Sriphabun told his story to the media today for the first time, but he was hoping to speak to the jury that was convened in the criminal case against the Sou brothers. In 2009, the brothers were charged with forced labor and visa fraud and more charges were added in 2010.

But the U.S. Department of Justice made some fatal mistakes during the first two weeks of what was expected to be a four-week trial. A statement by Washington D.C. Prosecutor Susan French to the grand jury about legality of recruitment fees in 2004 was under fire by the defense.

In a dramatic turn of events, French, who worked on the case for two years, withdrew citing a serious illness. FBI Special Agent Gary Brown was transferred just weeks before the trial, leaving Laura Salazar, who’d been an FBI agent for just a year, to speak about the FBI investigation Brown had headed up for many months before. And when senior supervisors flew in on Wednesday evening, they decided to withdraw the charges and end what had become a confusing mess. Thursday, Susan Cushman, who had to take over for French temporarily when the judge would not delay the trial, told U.S. District Judge Susan Oki Mollway that the Justice Department dropped the criminal charges against the Sous.

While the Sous and their attorneys, Thomas Otake and Thomas Bienert were elated, and slammed the Justice department for being inept and overzealous at a press conference on Thursday afternoon, the Thai workers were devastated.

“For the world, America is like the land of justice.
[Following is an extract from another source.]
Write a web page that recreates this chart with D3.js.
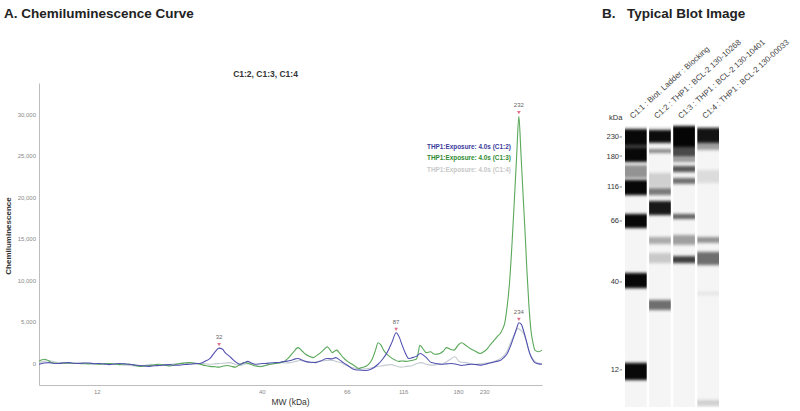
<!DOCTYPE html>
<html lang="en">
  <head>
    <meta charset="UTF-8" />
    <title>Chemiluminescence Curve</title>
    <style>
      body { margin: 0; background: #fff; }
      text { font-family: "Liberation Sans", Arial, sans-serif; }
    </style>
  </head>
  <body>
    <svg id="chart"></svg>
  </body>
</html>

<script src="https://cdnjs.cloudflare.com/ajax/libs/d3/7.8.5/d3.min.js"></script>

<script>
  // ---- data: panel A, electropherogram (x = migration position 0..100) ----
  const seriesNames = ["C1:2", "C1:3", "C1:4"];
  const legendLabels = [
    "THP1:Exposure: 4.0s (C1:2)",
    "THP1:Exposure: 4.0s (C1:3)",
    "THP1:Exposure: 4.0s (C1:4)",
  ];
  const mwTickLabels = ["12", "40", "66", "116", "180", "230"];
  const mwTickPos = [11.5, 44.3, 61.2, 72.4, 83.3, 88.5];
  const yTicks = [0, 5000, 10000, 15000, 20000, 25000, 30000];

  // C1:2
  const c12 = [
    [0,-100],[1,50],[2,100],[3,0],[4,0],[5,80],[6,100],[7,20],[8,0],[9,60],[10,50],[11,-30],[12,0],
    [13,-80],[14,-150],[15,-60],[16,0],[17,-50],[18,-100],[19,-180],[20,-250],[21,-300],[22,-350],
    [23,-280],[24,-250],[25,-180],[26,-150],[27,-220],[28,-200],[29,-120],[30,-100],[31,-20],[32,0],
    [33,250],[34,600],[35,1400],[35.8,1850],[36.5,1700],[37,1300],[38,800],[38.5,500],[39.3,100],
    [40,-100],[40.8,100],[41.5,250],[42.2,50],[43,-100],[44,-30],[45,0],[46,50],[47,100],[48,150],
    [49,250],[50,350],[51,550],[51.5,600],[52.3,400],[53,250],[54,150],[55,100],[56,300],[57.3,600],
    [58.2,550],[59,700],[59.8,400],[60.5,100],[61.5,-300],[62.5,-700],[63.5,-800],[64.8,-850],
    [66,-700],[67.4,-100],[68.3,500],[69.2,1300],[70.2,2600],[71,3700],[71.6,3200],[72.2,2200],
    [72.8,1300],[73.5,600],[74.2,700],[75,850],[75.8,1200],[76.4,1000],[77,700],[78,100],[79,0],
    [80,-100],[81,-50],[82,0],[83,-100],[84,-250],[85,-150],[86,-100],[87,-150],[88,-200],[89,-50],
    [90,100],[91,250],[91.7,350],[92.4,700],[93,1100],[93.8,2200],[94.5,3400],[95,4300],[95.4,4900],
    [95.9,4700],[96.3,4000],[96.9,2700],[97.5,1300],[98,600],[98.6,100],[99.3,-50],[100,-100],
  ];

  // C1:3
  const c13 = [
    [0,250],[0.6,450],[1.2,500],[1.8,350],[2.5,100],[3,50],[4,0],[5,30],[6,50],[7,0],[8,0],[9,-40],
    [10,-50],[11,-20],[12,-100],[13,-40],[14,0],[15,-80],[16,-150],[17,-60],[18,-100],[19,-200],
    [20,-350],[21,-300],[22,-250],[23,-150],[24,-100],[25,-200],[26,-300],[27,-150],[28,0],[29,50],
    [30,100],[31,0],[32,-100],[33,-250],[34,-350],[35,-400],[35.8,-450],[36.7,-300],[37.5,-250],
    [38.2,-350],[39,-450],[40,-100],[41,100],[41.8,-50],[42.5,-200],[43.3,-350],[44,-400],[45,-250],
    [46,-100],[47,0],[48,100],[48.8,250],[49.5,600],[50.5,1300],[51.5,1900],[52.3,1500],[53,1100],
    [53.8,850],[54.5,700],[55.3,1000],[56,1300],[56.7,1700],[57.3,2000],[57.8,1700],[58.3,1300],
    [58.8,1500],[59.2,1600],[59.8,1200],[60.5,700],[61.2,300],[62,0],[62.8,-300],[63.5,-600],
    [64.2,-500],[65,-350],[65.7,0],[66.3,600],[66.9,1600],[67.4,2500],[68,2200],[68.5,1600],
    [69.2,1100],[70,700],[70.8,400],[71.5,250],[72.2,300],[73,250],[74,350],[75,500],[75.4,1300],
    [75.7,2200],[76.3,1800],[77,1300],[77.8,1400],[78.7,1100],[79.7,1200],[80.4,1500],[81,1900],
    [81.8,1700],[82.5,1600],[83.2,2100],[84,2500],[84.8,2200],[85.7,1800],[86.7,1500],[87.7,1200],
    [88.4,1400],[89,1700],[89.8,2300],[90.5,2800],[91.2,3300],[91.7,3600],[92.2,4200],[92.6,4900],
    [93,6500],[93.5,9400],[94,14000],[94.5,19600],[95,25500],[95.4,29800],[95.8,25500],[96.3,19600],
    [96.7,15000],[97,11200],[97.4,7000],[97.8,4000],[98.2,2500],[98.6,1600],[99.3,1400],[100,1600],
  ];

  // C1:4
  const c14 = [
    [0,100],[1,250],[2,350],[3,200],[4,100],[5,50],[6,0],[7,50],[8,100],[9,50],[10,0],[11,-50],
    [12,-100],[13,-50],[14,0],[15,-100],[16,-150],[17,-200],[18,-250],[19,-300],[20,-350],[21,-250],
    [22,-100],[23,-200],[24,-250],[25,-200],[26,-100],[27,-50],[28,0],[29,50],[30,100],[31,50],[32,0],
    [33,-50],[34,-100],[35,-50],[36,0],[37,50],[38,100],[39,-100],[40,-250],[41,-50],[42,0],[43,-200],
    [44,-350],[45,-250],[46,-100],[47,0],[48,100],[49,50],[50,100],[51,250],[52,350],[53,200],[54,100],
    [55,200],[56,300],[57,350],[58,400],[59,250],[60,100],[61,-200],[62,-450],[63,-600],[64,-700],
    [65,-650],[66,-550],[67,-400],[68,-300],[69,-200],[70,-150],[71,-300],[72,-450],[73,-350],
    [74,-300],[75,-50],[76,100],[77,-100],[78,-200],[79,-150],[80,-100],[81,200],[82,600],[82.7,800],
    [83.4,300],[84,150],[85,100],[86,-50],[87,-100],[88,0],[89,50],[90,150],[91,350],[92,700],
    [93,1400],[93.8,2600],[94.5,3500],[95.2,4200],[95.8,4000],[96.5,3400],[97,2400],[97.5,1400],
    [98,700],[98.6,250],[99.3,50],[100,0],
  ];

  // peak annotations (series, position, label)
  const peakSeries = ["C1:2", "C1:2", "C1:2", "C1:3"];
  const peakPos = [35.8, 71, 95.4, 95.4];
  const peakText = ["32", "87", "234", "232"];

  // ---- data: panel B, blot (position = fraction of lane length) ----
  const laneNames = [
    "C1:1 : Biot. Ladder : Blocking",
    "C1:2 : THP1 : BCL-2 130-10268",
    "C1:3 : THP1 : BCL-2 130-10401",
    "C1:4 : THP1 : BCL-2 130-00033",
  ];
  const blotTickLabels = ["230", "180", "116", "66", "40", "12"];
  const blotTickPos = [0.039, 0.107, 0.217, 0.338, 0.555, 0.868];
  // [lane index, from, to, intensity]
  const blotBands = [
    [0,0.011,0.068,0.97],[0,0.068,0.078,0.75],[0,0.078,0.128,0.97],[0,0.139,0.185,0.4],
    [0,0.192,0.246,0.97],[0,0.313,0.363,0.97],[0,0.523,0.577,0.97],[0,0.843,0.904,0.97],
    [1,0.014,0.06,0.95],[1,0.082,0.096,0.45],[1,0.167,0.217,0.15],[1,0.221,0.246,0.5],
    [1,0.267,0.317,0.9],[1,0.395,0.42,0.3],[1,0.452,0.488,0.18],[1,0.619,0.655,0.55],
    [2,0.0,0.075,0.98],[2,0.075,0.11,0.7],[2,0.114,0.128,0.4],[2,0.142,0.164,0.65],
    [2,0.185,0.206,0.55],[2,0.313,0.331,0.6],[2,0.388,0.423,0.35],[2,0.463,0.488,0.75],
    [3,0.007,0.06,0.92],[3,0.06,0.085,0.35],[3,0.157,0.203,0.1],[3,0.395,0.416,0.4],
    [3,0.448,0.495,0.55],[3,0.591,0.601,0.08],[3,0.975,0.996,0.15],
  ];
</script>

<script>
  const width = 800,
    height = 411;
  const colors = { "C1:2": "#5252b0", "C1:3": "#5aa85a", "C1:4": "#c4cbd0" };
  const legendColors = ["#3b3b9c", "#2f8a2f", "#c8c8c8"];
  const seriesData = { "C1:2": c12, "C1:3": c13, "C1:4": c14 };

  const svg = d3.select("#chart").attr("width", width).attr("height", height);

  // ================= panel A =================
  const margin = { left: 39, top: 83, right: 258, bottom: 26 };

  const x = d3.scaleLinear().domain([0, 100]).range([margin.left, width - margin.right]);
  const y = d3
    .scaleLinear()
    .domain([-2600, 33800])
    .range([height - margin.bottom, margin.top]);

  svg
    .append("text")
    .attr("x", 4)
    .attr("y", 18)
    .attr("font-size", 13.5)
    .attr("font-weight", "bold")
    .attr("fill", "#222")
    .text("A. Chemiluminescence Curve");

  svg
    .append("text")
    .attr("x", (x.range()[0] + x.range()[1]) / 2 - 25)
    .attr("y", 77)
    .attr("text-anchor", "middle")
    .attr("font-size", 8.5)
    .attr("font-weight", "bold")
    .attr("fill", "#333")
    .text("C1:2, C1:3, C1:4");

  // 座標軸
  const yAxis = d3
    .axisLeft(y)
    .tickValues(yTicks)
    .tickSize(0)
    .tickPadding(3)
    .tickFormat(d3.format(","));
  const xAxis = d3
    .axisBottom(x)
    .tickValues(mwTickPos)
    .tickSize(0)
    .tickPadding(5)
    .tickFormat((d, i) => mwTickLabels[i]);

  const gy = svg
    .append("g")
    .attr("transform", `translate(${margin.left},0)`)
    .call(yAxis);
  const gx = svg
    .append("g")
    .attr("transform", `translate(0,${height - margin.bottom})`)
    .call(xAxis);

  [gx, gy].forEach((g) => {
    g.select(".domain").attr("stroke", "#bdbdbd").attr("stroke-width", 1);
    g.selectAll("text").attr("fill", "#8a8a8a").attr("font-size", 6);
  });

  svg
    .append("text")
    .attr("x", (x.range()[0] + x.range()[1]) / 2)
    .attr("y", 405)
    .attr("text-anchor", "middle")
    .attr("font-size", 8.5)
    .attr("fill", "#333")
    .text("MW (kDa)");

  svg
    .append("text")
    .attr("transform", `translate(11,${(y.range()[0] + y.range()[1]) / 2 + 2}) rotate(-90)`)
    .attr("text-anchor", "middle")
    .attr("font-size", 8)
    .attr("font-weight", "bold")
    .attr("fill", "#333")
    .text("Chemiluminescence");

  // 曲線, light series first so the dark ones sit on top
  const line = d3
    .line()
    .x((d) => x(d[0]))
    .y((d) => y(d[1]))
    .curve(d3.curveMonotoneX);

  ["C1:4", "C1:3", "C1:2"].forEach((name) => {
    svg
      .append("path")
      .datum(seriesData[name])
      .attr("fill", "none")
      .attr("stroke", colors[name])
      .attr("stroke-width", 1.1)
      .attr("stroke-linejoin", "round")
      .attr("d", line);
  });

  // peak labels
  const peaks = peakText.map((t, i) => {
    const pt = seriesData[peakSeries[i]].find((d) => d[0] === peakPos[i]);
    return { text: t, pos: pt[0], value: pt[1] };
  });

  const gp = svg.append("g");
  gp.selectAll("path")
    .data(peaks)
    .join("path")
    .attr("d", d3.symbol(d3.symbolTriangle, 6)())
    .attr("transform", (d) => `translate(${x(d.pos)},${y(d.value) - 4}) rotate(180)`)
    .attr("fill", "#e0708a");
  gp.selectAll("text")
    .data(peaks)
    .join("text")
    .attr("x", (d) => x(d.pos))
    .attr("y", (d) => y(d.value) - 9)
    .attr("text-anchor", "middle")
    .attr("font-size", 6)
    .attr("fill", "#666")
    .text((d) => d.text);

  // legend
  svg
    .append("g")
    .selectAll("text")
    .data(legendLabels)
    .join("text")
    .attr("x", 427)
    .attr("y", (d, i) => 149 + i * 11.3)
    .attr("font-size", 6.4)
    .attr("font-weight", "bold")
    .attr("fill", (d, i) => legendColors[i])
    .text((d) => d);

  // ================= panel B =================
  svg
    .append("text")
    .attr("x", 602)
    .attr("y", 18)
    .attr("font-size", 13.5)
    .attr("font-weight", "bold")
    .attr("fill", "#222")
    .text("B.");
  svg
    .append("text")
    .attr("x", 627)
    .attr("y", 18)
    .attr("font-size", 13.5)
    .attr("font-weight", "bold")
    .attr("fill", "#222")
    .text("Typical Blot Image");

  const lane = d3
    .scaleBand()
    .domain(d3.range(laneNames.length))
    .range([625, 719])
    .paddingInner(0.1);
  const by = d3.scaleLinear().domain([0, 1]).range([126, 407]);

  const defs = svg.append("defs");
  defs
    .append("filter")
    .attr("id", "blur")
    .attr("filterUnits", "userSpaceOnUse")
    .attr("x", 600)
    .attr("y", 110)
    .attr("width", 140)
    .attr("height", 310)
    .append("feGaussianBlur")
    .attr("stdDeviation", "0.4 1.6");

  const gb = svg.append("g");
  gb.selectAll("rect.lane")
    .data(laneNames)
    .join("rect")
    .attr("class", "lane")
    .attr("x", (d, i) => lane(i))
    .attr("y", by(0))
    .attr("width", lane.bandwidth())
    .attr("height", by(1) - by(0))
    .attr("fill", "#f5f5f5");

  const gbands = gb.append("g").attr("filter", "url(#blur)");
  gbands
    .selectAll("rect.band")
    .data(blotBands)
    .join("rect")
    .attr("class", "band")
    .attr("x", (d) => lane(d[0]))
    .attr("y", (d) => by(d[1]))
    .attr("width", lane.bandwidth())
    .attr("height", (d) => by(d[2]) - by(d[1]))
    .attr("fill", "#000")
    .attr("fill-opacity", (d) => d[3]);

  // MW marks on the blot
  const bt = svg.append("g");
  bt.selectAll("text")
    .data(blotTickLabels)
    .join("text")
    .attr("x", 619)
    .attr("y", (d, i) => by(blotTickPos[i]) + 2.5)
    .attr("text-anchor", "end")
    .attr("font-size", 7.5)
    .attr("fill", "#333")
    .text((d) => d);
  bt.selectAll("line")
    .data(blotTickPos)
    .join("line")
    .attr("x1", 619.5)
    .attr("x2", 622)
    .attr("y1", (d) => by(d))
    .attr("y2", (d) => by(d))
    .attr("stroke", "#555")
    .attr("stroke-width", 0.7);

  svg
    .append("text")
    .attr("x", 609)
    .attr("y", 120)
    .attr("font-size", 7.5)
    .attr("fill", "#333")
    .text("kDa");

  svg
    .append("g")
    .selectAll("text")
    .data(laneNames)
    .join("text")
    .attr("transform", (d, i) => `translate(${lane(i) + lane.bandwidth() / 2 - 3},119) rotate(-42)`)
    .attr("font-size", 8)
    .attr("fill", "#444")
    .text((d) => d);
</script>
If the judge decides the case this way, it is injustice for 44 of us,” Sriphabun said. “Alec and Mike might have had sweet dreams last night, we had nightmares.” Sriphabun said his mother was so upset with the outcome of the criminal trial, that she said she would kill herself.

In a 2007 interview with Hawaii Reporter, Alec Sou claimed they did not know about the recruitment fees until it was too late, but a key witness in the case told the jury that Alec Sou received $2,500 per worker in recruitment fees in 2004, which is something the workers did not know. Another of the workers, 46-year-old Sam Khanja, likened this to “forced labor between countries.”

“It’s like being robbed. They promised us a bright future. What happened?” Sriphabun said.  “I could work my whole life and not see that amount ($20,000) of money. It is a big sum of money and the land from our ancestors, even if I sell all those I would not come up with that amount of money.”

One of the accusations was the workers were confined. The workers said  that if wanted to leave the Waianae house, they had to use a piece of wood to climb over the fence. “We did not know if we were confined or not but if we wanted to buy phone cards we had to climb over the fence.” Why not use the gate? one reporter asked. “The gate was locked,” they said.

Despite the criminal case imploding, the Thai workers’ saga in Hawaii is far from over. Civil attorneys Clare Hanusz and Melissa Vincenty are representing 32 of the men in a civil case. The law partners are the ones who brought the case to the federal government on the workers’ behalf when they believed crimes against their clients had been committed.

In response to claims by the Sous’ attorneys that their clients had been proven innocent, Vincenty said that was untrue.

“The Sous are not innocent or guilty at this point – they were never tried.” She said in a civil case, the burden of proof different and there are different remedies. We will vigorously pursue these charges,” she said.

Vincenty said these men came forward after years of frustration of being ignored and felt that they had been abandoned first by the Sous and second by various government agencies. “They do not want to remain silent any further,” she said.